*Source material:*
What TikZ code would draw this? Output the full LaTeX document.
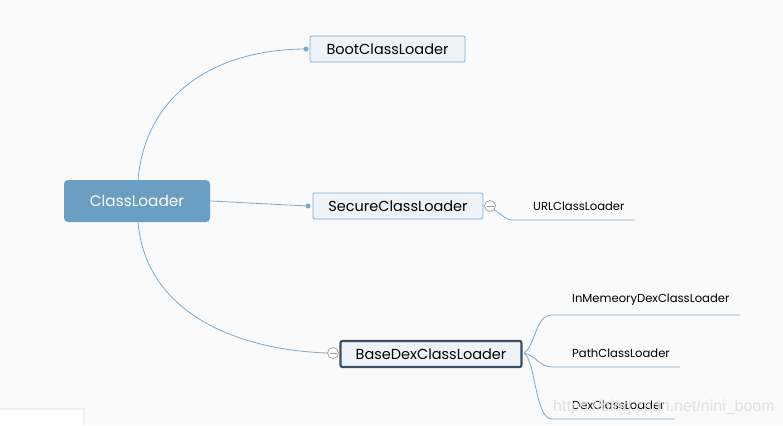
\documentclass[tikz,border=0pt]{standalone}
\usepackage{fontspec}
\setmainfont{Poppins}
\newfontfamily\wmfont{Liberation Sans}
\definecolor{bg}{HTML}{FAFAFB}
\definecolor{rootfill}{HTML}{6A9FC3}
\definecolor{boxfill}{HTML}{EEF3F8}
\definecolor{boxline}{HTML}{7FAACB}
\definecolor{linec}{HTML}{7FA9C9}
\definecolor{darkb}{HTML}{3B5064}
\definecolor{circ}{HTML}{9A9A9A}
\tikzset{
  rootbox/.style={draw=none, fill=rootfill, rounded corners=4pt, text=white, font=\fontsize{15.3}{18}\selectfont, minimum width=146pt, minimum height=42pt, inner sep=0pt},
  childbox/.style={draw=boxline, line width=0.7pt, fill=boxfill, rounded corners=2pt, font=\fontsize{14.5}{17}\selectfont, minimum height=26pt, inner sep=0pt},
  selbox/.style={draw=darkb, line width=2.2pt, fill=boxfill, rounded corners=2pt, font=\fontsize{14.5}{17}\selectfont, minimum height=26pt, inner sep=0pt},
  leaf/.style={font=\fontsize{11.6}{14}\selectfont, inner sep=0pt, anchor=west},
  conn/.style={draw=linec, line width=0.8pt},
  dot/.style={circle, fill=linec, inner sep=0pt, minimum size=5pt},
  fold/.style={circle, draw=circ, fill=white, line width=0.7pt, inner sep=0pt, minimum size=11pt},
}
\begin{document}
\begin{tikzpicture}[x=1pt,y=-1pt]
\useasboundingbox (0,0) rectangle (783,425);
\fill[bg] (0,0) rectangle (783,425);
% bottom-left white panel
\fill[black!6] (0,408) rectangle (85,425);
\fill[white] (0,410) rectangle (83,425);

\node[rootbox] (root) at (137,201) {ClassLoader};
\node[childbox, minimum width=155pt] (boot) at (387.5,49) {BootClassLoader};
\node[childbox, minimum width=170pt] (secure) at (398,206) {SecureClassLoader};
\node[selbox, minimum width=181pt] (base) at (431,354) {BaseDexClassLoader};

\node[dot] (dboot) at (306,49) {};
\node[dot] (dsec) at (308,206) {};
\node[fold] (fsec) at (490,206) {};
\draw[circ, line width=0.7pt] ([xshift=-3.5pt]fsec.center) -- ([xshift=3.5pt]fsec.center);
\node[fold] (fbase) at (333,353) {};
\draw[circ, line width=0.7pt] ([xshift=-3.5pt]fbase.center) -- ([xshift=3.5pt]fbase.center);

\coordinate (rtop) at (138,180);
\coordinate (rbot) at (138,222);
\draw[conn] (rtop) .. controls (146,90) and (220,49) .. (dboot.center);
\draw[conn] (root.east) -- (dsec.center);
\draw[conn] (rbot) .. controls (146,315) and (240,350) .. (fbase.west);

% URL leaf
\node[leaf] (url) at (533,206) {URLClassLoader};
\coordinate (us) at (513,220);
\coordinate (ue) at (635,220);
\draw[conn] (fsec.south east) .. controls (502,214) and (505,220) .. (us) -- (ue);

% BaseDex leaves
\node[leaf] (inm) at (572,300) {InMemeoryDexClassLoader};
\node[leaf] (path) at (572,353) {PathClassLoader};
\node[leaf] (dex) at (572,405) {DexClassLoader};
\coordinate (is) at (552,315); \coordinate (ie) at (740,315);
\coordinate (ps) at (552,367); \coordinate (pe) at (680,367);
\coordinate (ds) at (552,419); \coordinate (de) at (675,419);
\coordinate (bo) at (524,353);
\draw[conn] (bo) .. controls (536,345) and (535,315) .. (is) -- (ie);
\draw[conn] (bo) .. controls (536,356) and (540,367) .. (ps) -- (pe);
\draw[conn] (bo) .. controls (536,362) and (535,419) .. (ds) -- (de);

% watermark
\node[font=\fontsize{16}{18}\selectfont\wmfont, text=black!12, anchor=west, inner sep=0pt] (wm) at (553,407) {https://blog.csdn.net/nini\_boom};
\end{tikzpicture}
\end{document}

*Prompt:* Output exactly the span of lines from the top of the listing through the line holding "(0,410) rectangle (83,425);", and leave every picture out.

*Exercise output:*
What TikZ code would draw this? Output the full LaTeX document.
\documentclass[tikz,border=0pt]{standalone}
\usepackage{fontspec}
\setmainfont{Poppins}
\newfontfamily\wmfont{Liberation Sans}
\definecolor{bg}{HTML}{FAFAFB}
\definecolor{rootfill}{HTML}{6A9FC3}
\definecolor{boxfill}{HTML}{EEF3F8}
\definecolor{boxline}{HTML}{7FAACB}
\definecolor{linec}{HTML}{7FA9C9}
\definecolor{darkb}{HTML}{3B5064}
\definecolor{circ}{HTML}{9A9A9A}
\tikzset{
  rootbox/.style={draw=none, fill=rootfill, rounded corners=4pt, text=white, font=\fontsize{15.3}{18}\selectfont, minimum width=146pt, minimum height=42pt, inner sep=0pt},
  childbox/.style={draw=boxline, line width=0.7pt, fill=boxfill, rounded corners=2pt, font=\fontsize{14.5}{17}\selectfont, minimum height=26pt, inner sep=0pt},
  selbox/.style={draw=darkb, line width=2.2pt, fill=boxfill, rounded corners=2pt, font=\fontsize{14.5}{17}\selectfont, minimum height=26pt, inner sep=0pt},
  leaf/.style={font=\fontsize{11.6}{14}\selectfont, inner sep=0pt, anchor=west},
  conn/.style={draw=linec, line width=0.8pt},
  dot/.style={circle, fill=linec, inner sep=0pt, minimum size=5pt},
  fold/.style={circle, draw=circ, fill=white, line width=0.7pt, inner sep=0pt, minimum size=11pt},
}
\begin{document}
\begin{tikzpicture}[x=1pt,y=-1pt]
\useasboundingbox (0,0) rectangle (783,425);
\fill[bg] (0,0) rectangle (783,425);
% bottom-left white panel
\fill[black!6] (0,408) rectangle (85,425);
\fill[white] (0,410) rectangle (83,425);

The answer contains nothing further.